If we are to choose a different path, we need to heal the wounds of the past.  One way to do that is by using positive experiences to counter the negative one.  Rick Hanson, in his book Buddha’s Brain*, suggests two methods of doing this.  The first option is to let all the positive experiences that occur in the present  sink into the old pains.  To do this we have to maximize the positive experience. We need to replay it over and over in our mind, making a full colorful “movie” of it to see in our mind’s eye so that we really can get a full body experience of it.  Savor the positive moment.  Let it strengthen and replace some of the negative experiences in the past.  This helps to give us today what we should have received as a child.

The second option is to replace negative material that surfaces with positive emotions and memories that will be its antidote.  For example, if you have felt weak and dependent in the past, let a current experience of strength bathe it with healing.  If hurt from past neglect or rejection in relationships continues to make you feel unworthy, bring to mind where you are loved by other people or God.  Hanson suggests adding a thought such as “I got through all that, I’m still here and many people love me.”  While the memory of the pain will not vanish, using these two techniques will help it to diminish.  It will allow you to move on to the future you desire, rather than have the past choose it for you.

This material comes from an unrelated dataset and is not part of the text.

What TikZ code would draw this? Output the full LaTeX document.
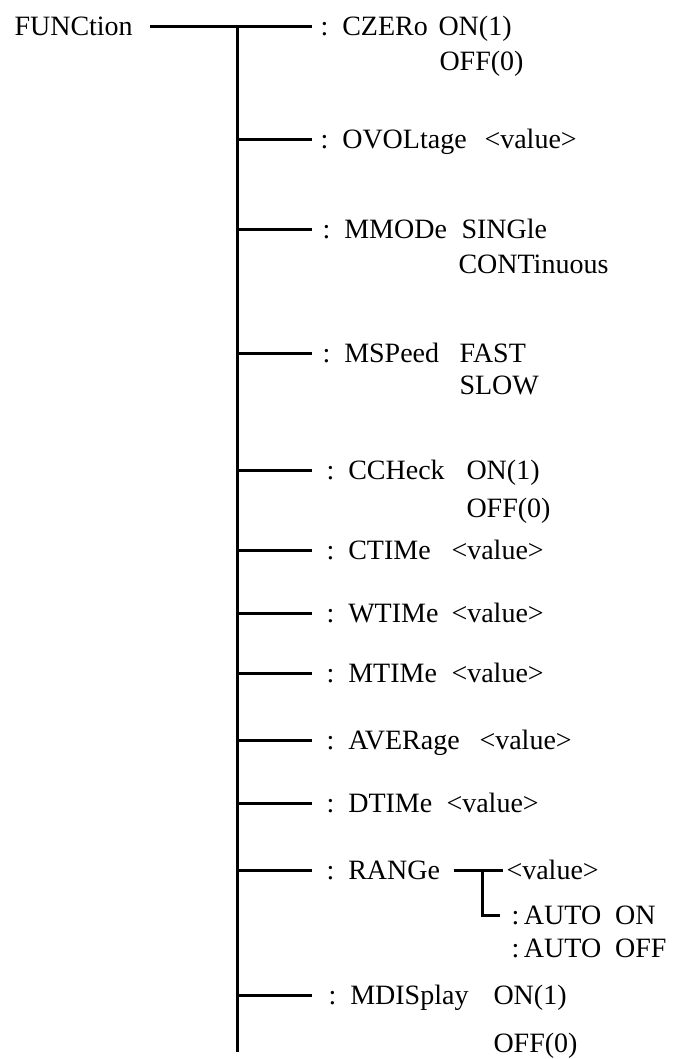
\documentclass[tikz,border=0pt]{standalone}
\usepackage{fontspec}
\setmainfont{Liberation Serif}
\usetikzlibrary{positioning}

\begin{document}
\begin{tikzpicture}[x=1pt, y=-1pt, line width=3pt,
    font=\fontsize{28}{32}\selectfont,
    lbl/.style={anchor=west, inner sep=0pt, text height=18pt, text depth=0pt},
    branch/.style={shorten >=7pt}]
    \useasboundingbox (0,0) rectangle (691,1059);

    % Root and trunk
    \node[lbl] (root) at (13,27) {FUNCtion};
    \coordinate (top) at (237,27);
    \coordinate (bot) at (237,1052);
    \draw (top) -- (bot);

    % Commands
    \node[lbl] (czero) at (319,27) {:\enspace CZERo};
    \node[lbl] (czeroon) at (437,27) {ON(1)};
    \node[lbl] (czerooff) at (438,62) {OFF(0)};

    \node[lbl] (ovol) at (319,140) {:\enspace OVOLtage};
    \node[lbl] (ovolval) at (483,140) {<value>};

    \node[lbl] (mmode) at (321,230) {:\enspace MMODe};
    \node[lbl] (mmodesgl) at (460,230) {SINGle};
    \node[lbl] (mmodecont) at (457,264) {CONTinuous};

    \node[lbl] (mspeed) at (321,353) {:\enspace MSPeed};
    \node[lbl] (mspeedfast) at (458,353) {FAST};
    \node[lbl] (mspeedslow) at (458,385) {SLOW};

    \node[lbl] (ccheck) at (325,470) {:\enspace CCHeck};
    \node[lbl] (ccheckon) at (465,470) {ON(1)};
    \node[lbl] (ccheckoff) at (465,508) {OFF(0)};

    \node[lbl] (ctime) at (325,550) {:\enspace CTIMe};
    \node[lbl] (ctimeval) at (450,550) {<value>};

    \node[lbl] (wtime) at (325,613) {:\enspace WTIMe};
    \node[lbl] (wtimeval) at (450,613) {<value>};

    \node[lbl] (mtime) at (325,673) {:\enspace MTIMe};
    \node[lbl] (mtimeval) at (450,673) {<value>};

    \node[lbl] (aver) at (325,740) {:\enspace AVERage};
    \node[lbl] (averval) at (478,740) {<value>};

    \node[lbl] (dtime) at (325,803) {:\enspace DTIMe};
    \node[lbl] (dtimeval) at (445,803) {<value>};

    \node[lbl] (range) at (325,870) {:\enspace RANGe};
    \node[lbl] (rangeval) at (505,870) {<value>};
    \node[lbl] (rangeon) at (510,915) {:\,AUTO\enspace ON};
    \node[lbl] (rangeoff) at (510,948) {:\,AUTO\enspace OFF};
    \coordinate (rfork) at (482,870);

    \node[lbl] (mdisp) at (327,995) {:\enspace MDISplay};
    \node[lbl] (mdispon) at (492,995) {ON(1)};
    \node[lbl] (mdispoff) at (492,1043) {OFF(0)};

    % Branches
    \draw[shorten <=16pt, branch] (root.east) -- (czero.west);
    \draw[branch] (top |- ovol.west) -- (ovol.west);
    \draw[branch, shorten >=9pt] (top |- mmode.west) -- (mmode.west);
    \draw[branch, shorten >=9pt] (top |- mspeed.west) -- (mspeed.west);
    \draw[branch, shorten >=13pt] (top |- ccheck.west) -- (ccheck.west);
    \draw[branch, shorten >=13pt] (top |- ctime.west) -- (ctime.west);
    \draw[branch, shorten >=13pt] (top |- wtime.west) -- (wtime.west);
    \draw[branch, shorten >=13pt] (top |- mtime.west) -- (mtime.west);
    \draw[branch, shorten >=13pt] (top |- aver.west) -- (aver.west);
    \draw[branch, shorten >=13pt] (top |- dtime.west) -- (dtime.west);
    \draw[branch, shorten >=13pt] (top |- range.west) -- (range.west);
    \draw[branch, shorten >=15pt] (top |- mdisp.west) -- (mdisp.west);

    % RANGe sub-branches
    \draw[shorten <=12pt, shorten >=2pt] (range.east) -- (rangeval.west);
    \draw[shorten >=10pt] (rfork) |- (rangeon.west);
\end{tikzpicture}
\end{document}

For more information about the use this technique and how it impact us at a neurological level, I refer you to Hanson’s  book.  Cognitive behavioral therapy also has many different methods to help us change our thoughts.  As quoted in the passage above, our thoughts lead to words, deeds, habits and character.  Our feeling tone or our intentions are intrinsically related to our thoughts.  By watching both our intentions and our thoughts we can begin to change our character.  One of the best places for this thought to spring from is from love and compassion, both for ourselves and the world.

* Hanson, Rick and Mendius, Richard, Buddha’s Brain: the practical neuroscience of happiness, love & wisdom, New Harbinger Publications, 2009.